---------- Given information

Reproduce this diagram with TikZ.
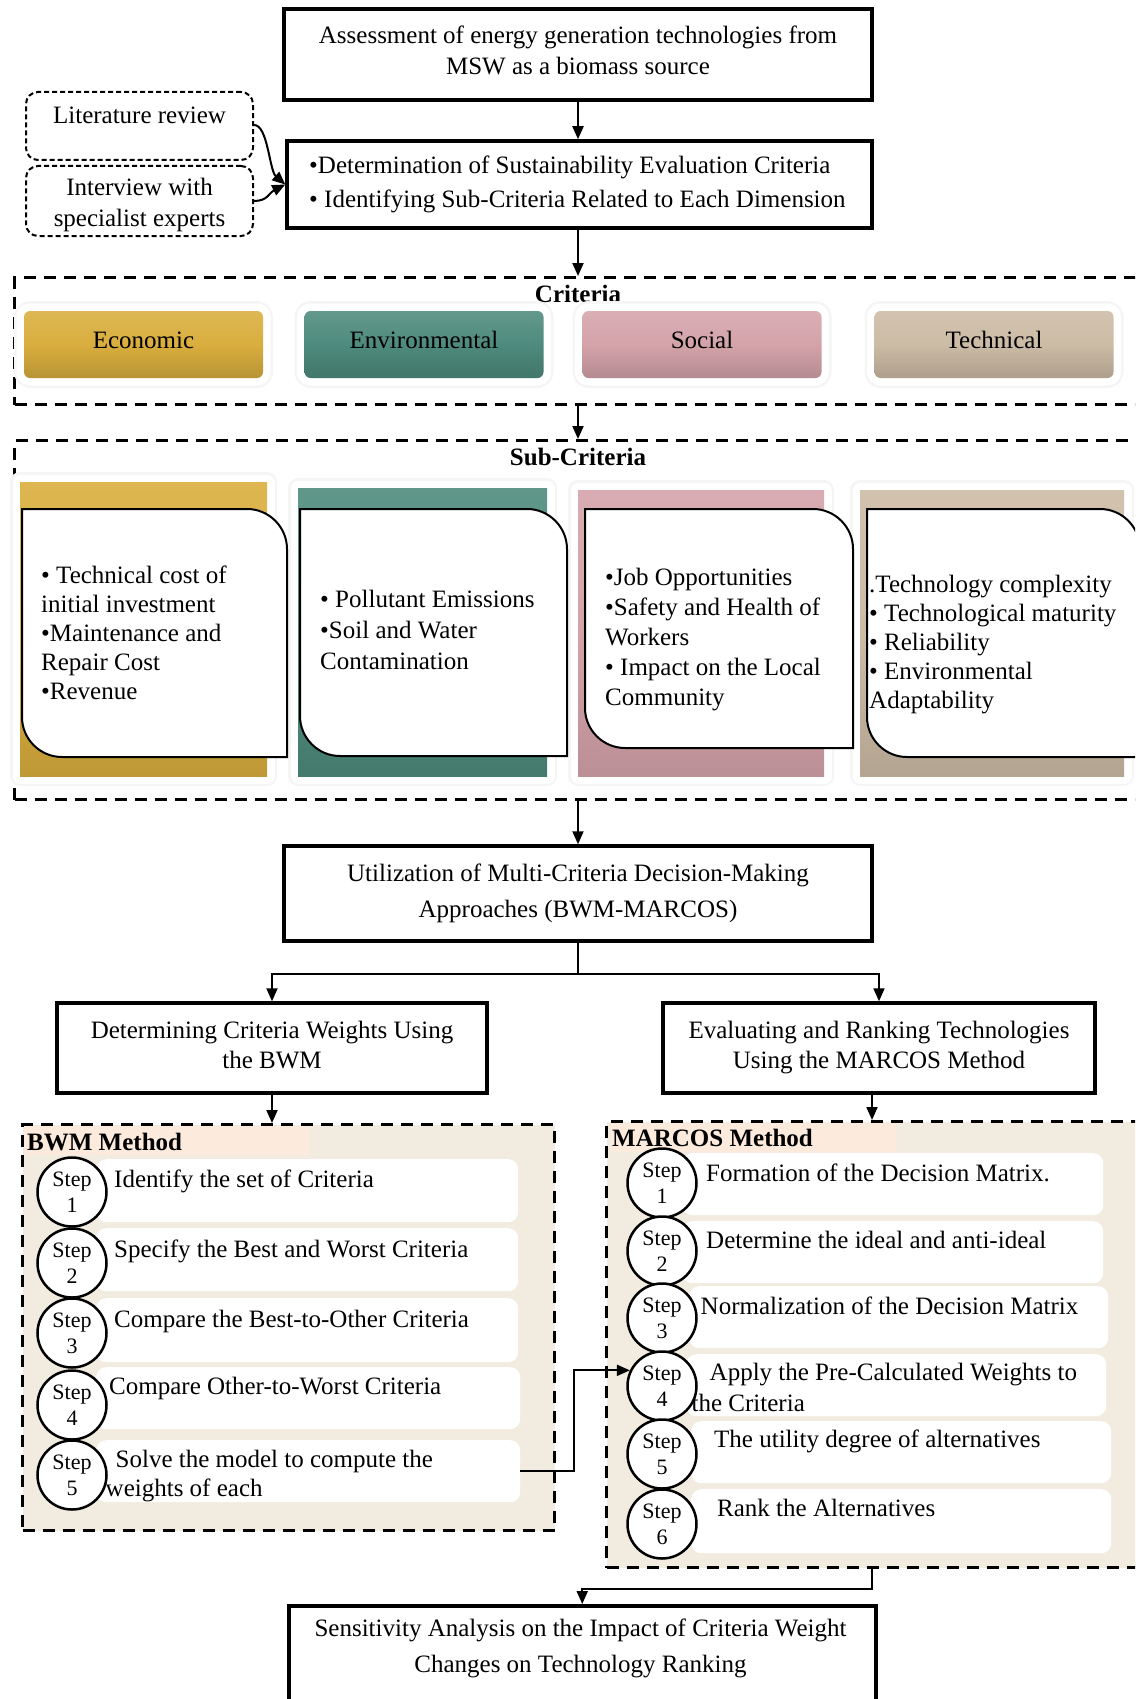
\documentclass[tikz,border=0pt]{standalone}
\usepackage{fontspec}
\setmainfont{Liberation Serif}
\usetikzlibrary{arrows.meta,calc}
\definecolor{cgold}{HTML}{D9AE3E}
\definecolor{cteal}{HTML}{4E8B7D}
\definecolor{cpink}{HTML}{D4A3AA}
\definecolor{ctan}{HTML}{CCBBA5}
\definecolor{beige}{HTML}{F2ECE0}
\definecolor{peach}{HTML}{FCEBDD}
\tikzset{
 txt/.style={font=\fontsize{25}{30}\selectfont, inner sep=0pt},
 boldtxt/.style={font=\fontsize{25}{30}\selectfont\bfseries, inner sep=0pt},
 mainbox/.style={draw, line width=3.5pt, inner sep=0pt, txt, align=center},
 dbox/.style={draw, line width=3pt, dash pattern=on 12pt off 8pt, inner sep=0pt},
 rdbox/.style={draw, line width=2pt, dash pattern=on 5pt off 3pt, rounded corners=12pt, inner sep=0pt},
 arr/.style={line width=2pt, -{Triangle[length=13pt,width=11pt]}},
 conn/.style={line width=2pt},
 halo/.style={preaction={draw=black!4, line width=20pt, line join=round}, preaction={draw=white, line width=15pt, line join=round}},
 critstyle/.style={halo, rounded corners=6pt, minimum width=239pt, minimum height=67pt, txt},
 card/.style={draw, fill=white, line width=2pt},
 cardtxt/.style={font=\fontsize{25}{29}\selectfont, inner sep=0pt, align=left, anchor=north west},
 stepc/.style={circle, draw, line width=2.5pt, fill=white, minimum size=69pt, inner sep=0pt, font=\fontsize{22}{26}\selectfont, align=center},
 stepbar/.style={fill=white, rounded corners=10pt, inner sep=0pt, anchor=north west},
 steptxt/.style={txt, anchor=west},
}
\begin{document}
\begin{tikzpicture}[x=1pt,y=-1pt]
\useasboundingbox (0,0) rectangle (1135,1699);
\clip (0,0) rectangle (1135,1699);

% ---------- top part
\node[mainbox, minimum width=588pt, minimum height=91pt] (top) at (578,54.5) {};
\node[txt, align=center, font=\fontsize{25}{31}\selectfont] (toptxt) at (578,50.5)
  {Assessment of energy generation technologies from\\MSW as a biomass source};
\node[mainbox, minimum width=585pt, minimum height=87pt] (sec) at (579.5,184.5) {};
\node[txt, align=left, anchor=west, font=\fontsize{25}{34}\selectfont] (sectxt) at (309,184.5)
  {\textbullet Determination of Sustainability Evaluation Criteria\\\textbullet\ Identifying Sub-Criteria Related to Each Dimension};

\node[rdbox, minimum width=227pt, minimum height=68pt] (lit) at (139.5,126) {};
\node[txt, anchor=north] (littxt) at ([yshift=-16pt]lit.north) {Literature review};
\node[rdbox, minimum width=227pt, minimum height=70pt] (inter) at (139.5,201) {};
\node[txt, align=center, font=\fontsize{25}{31}\selectfont] (intertxt) at (139.5,205) {Interview with\\specialist experts};

\draw[arr] ([yshift=1pt]lit.east) .. controls ++(14,0) and ++(-16,-14) .. (sec.west);
\draw[arr] (inter.east) .. controls ++(14,0) and ++(-16,8) .. (sec.west);

% ---------- criteria
\node[dbox, minimum width=1137pt, minimum height=127pt, anchor=north west] (critbox) at (13,276) {};
\node[boldtxt] (crittitle) at (578,294) {Criteria};
\node[critstyle, top color=cgold!88!white, bottom color=cgold!85!black, middle color=cgold] (econ) at (143.5,344.5) {\raisebox{9pt}{Economic}};
\node[critstyle, top color=cteal!88!white, bottom color=cteal!85!black, middle color=cteal] (envi) at (424,344.5) {\raisebox{9pt}{Environmental}};
\node[critstyle, top color=cpink!88!white, bottom color=cpink!85!black, middle color=cpink] (soci) at (702,344.5) {\raisebox{9pt}{Social}};
\node[critstyle, top color=ctan!88!white, bottom color=ctan!85!black, middle color=ctan] (tech) at (994,344.5) {\raisebox{9pt}{Technical}};

% ---------- sub-criteria
\node[dbox, minimum width=1137pt, minimum height=359pt, anchor=north west] (subbox) at (13,439) {};
\node[boldtxt] (subtitle) at (578,457) {Sub-Criteria};

\path[halo, top color=cgold!90!white, bottom color=cgold!88!black, middle color=cgold] (20,482) rectangle (267,776);
\path[halo, top color=cteal!90!white, bottom color=cteal!88!black, middle color=cteal] (298,488) rectangle (547,776);
\path[halo, top color=cpink!90!white, bottom color=cpink!88!black, middle color=cpink] (578,490) rectangle (824,776);
\path[halo, top color=ctan!90!white, bottom color=ctan!88!black, middle color=ctan] (860,490) rectangle (1124,776);

\draw[card] (22,509) -- (247,509) .. controls (269,509) and (287,527) .. (287,549) -- (287,757) -- (62,757) .. controls (40,757) and (22,739) .. (22,717) -- cycle;
\draw[card] (300,509) -- (527,509) .. controls (549,509) and (567,527) .. (567,549) -- (567,756) -- (340,756) .. controls (318,756) and (300,738) .. (300,716) -- cycle;
\draw[card] (585,509) -- (813,509) .. controls (835,509) and (853,527) .. (853,549) -- (853,748) -- (625,748) .. controls (603,748) and (585,730) .. (585,708) -- cycle;
\draw[card] (867,509) -- (1100,509) .. controls (1122,509) and (1140,527) .. (1140,549) -- (1140,757) -- (907,757) .. controls (885,757) and (867,739) .. (867,717) -- cycle;

\node[cardtxt] (c1txt) at (41,566) {\textbullet\ Technical cost of\\initial investment\\\textbullet Maintenance and\\Repair Cost\\\textbullet Revenue};
\node[cardtxt, font=\fontsize{25}{31}\selectfont] (c2txt) at (320,590) {\textbullet\ Pollutant Emissions\\\textbullet Soil and Water\\Contamination};
\node[cardtxt, font=\fontsize{25}{30}\selectfont] (c3txt) at (605,568) {\textbullet Job Opportunities\\\textbullet Safety and Health of\\Workers\\\textbullet\ Impact on the Local\\Community};
\node[cardtxt] (c4txt) at (869,575) {.Technology complexity\\\textbullet\ Technological maturity\\\textbullet\ Reliability\\\textbullet\ Environmental\\Adaptability};

% ---------- MCDM
\node[mainbox, minimum width=588pt, minimum height=95pt, font=\fontsize{25}{36}\selectfont] (mcdm) at (578,893.5)
  {Utilization of Multi-Criteria Decision-Making\\Approaches (BWM-MARCOS)};
\node[mainbox, minimum width=430pt, minimum height=90pt] (bwm) at (272,1048) {};
\node[txt, align=center] (bwmtxt) at (272,1045) {Determining Criteria Weights Using\\the BWM};
\node[mainbox, minimum width=432pt, minimum height=90pt] (marcos) at (879,1048)
  {Evaluating and Ranking Technologies\\Using the MARCOS Method};

% ---------- BWM method
\node[dbox, fill=beige, minimum width=532pt, minimum height=406pt, anchor=north west] (bwmbox) at (21,1123) {};
\fill[peach] (24,1126) rectangle (309,1155);
\node[boldtxt, anchor=west] (bwmtitle) at (27,1142) {BWM Method};
\node[stepbar, minimum width=422pt, minimum height=63pt] (b1) at (96,1159) {};
\node[stepbar, minimum width=422pt, minimum height=63pt] (b2) at (96,1228) {};
\node[stepbar, minimum width=422pt, minimum height=64pt] (b3) at (96,1298) {};
\node[stepbar, minimum width=424pt, minimum height=62pt] (b4) at (96,1367) {};
\node[stepbar, minimum width=424pt, minimum height=62pt] (b5) at (96,1440) {};
\node[stepc] (bc1) at (72,1192) {Step\\1};
\node[stepc] (bc2) at (72,1263) {Step\\2};
\node[stepc] (bc3) at (72,1333) {Step\\3};
\node[stepc] (bc4) at (72,1405) {Step\\4};
\node[stepc] (bc5) at (72,1475) {Step\\5};
\node[steptxt] (bt1) at (114,1181) {Identify the set of Criteria};
\node[steptxt] (bt2) at (114,1251) {Specify the Best and Worst Criteria};
\node[steptxt] (bt3) at (114,1321) {Compare the Best-to-Other Criteria};
\node[steptxt] (bt4) at (109,1388) {Compare Other-to-Worst Criteria};
\node[cardtxt] (bt5) at (105.5,1450) {\hspace*{10pt}Solve the model to compute the\\weights of each};

% ---------- MARCOS method
\node[dbox, fill=beige, minimum width=545pt, minimum height=446pt, anchor=north west] (mbox) at (605,1120) {};
\fill[peach] (611,1123) rectangle (896,1152);
\node[boldtxt, anchor=west] (mtitle) at (612,1138) {MARCOS Method};
\node[stepbar, minimum width=421pt, minimum height=62pt] (m1) at (682,1153) {};
\node[stepbar, minimum width=421pt, minimum height=62pt] (m2) at (682,1221) {};
\node[stepbar, minimum width=419pt, minimum height=62pt] (m3) at (689,1286) {};
\node[stepbar, minimum width=420pt, minimum height=62pt] (m4) at (686,1354) {};
\node[stepbar, minimum width=420pt, minimum height=62pt] (m5) at (691,1421) {};
\node[stepbar, minimum width=420pt, minimum height=64pt] (m6) at (691,1489) {};
\node[stepc] (mc1) at (662,1183) {Step\\1};
\node[stepc] (mc2) at (662,1251) {Step\\2};
\node[stepc] (mc3) at (662,1318) {Step\\3};
\node[stepc] (mc4) at (662,1386) {Step\\4};
\node[stepc] (mc5) at (662,1454) {Step\\5};
\node[stepc] (mc6) at (662,1524) {Step\\6};
\node[steptxt] (mt1) at (706,1173) {Formation of the Decision Matrix.};
\node[steptxt] (mt2) at (706,1240) {Determine the ideal and anti-ideal};
\node[steptxt] (mt3) at (700.5,1306) {Normalization of the Decision Matrix};
\node[cardtxt, font=\fontsize{25}{31}\selectfont] (mt4) at (691.5,1363) {\hspace*{18pt}Apply the Pre-Calculated Weights to\\the Criteria};
\node[steptxt] (mt5) at (714,1441) {The utility degree of alternatives};
\node[steptxt] (mt6) at (717,1508) {Rank the Alternatives};

% ---------- sensitivity
\node[draw, line width=3.5pt, minimum width=587pt, minimum height=140pt, anchor=north west, inner sep=0pt] (sens) at (287,1604) {};
\node[txt, align=center, font=\fontsize{25}{36}\selectfont] (senstxt) at (580.5,1648)
  {Sensitivity Analysis on the Impact of Criteria Weight\\Changes on Technology Ranking};

% ---------- connectors
\draw[arr] (top.south) -- (top.south |- sec.north);
\draw[arr] (top.south |- sec.south) -- (top.south |- critbox.north);
\draw[arr] (top.south |- critbox.south) -- (top.south |- subbox.north);
\draw[arr] (top.south |- subbox.south) -- (mcdm.north);
\coordinate (split) at ($(mcdm.south)+(0,31)$);
\draw[conn] (mcdm.south) -- (split);
\draw[arr] (split) -| (bwm.north);
\draw[arr] (split) -| (marcos.north);
\draw[arr] (bwm.south) -- (bwm.south |- bwmbox.north);
\coordinate (mdown) at ([xshift=-7pt]marcos.south);
\draw[arr] (mdown) -- (mdown |- mbox.north);
\draw[arr] (mdown |- mbox.south) -- ++(0,20) -| (sens.north);
\draw[arr] (b5.east) -- ++(54,0) |- (mc4.154);
\end{tikzpicture}
\end{document}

--------------------

▶ **What is required**
Across the data above, how many lines include the word "with"? Give only the count.

▶ **The solution**
2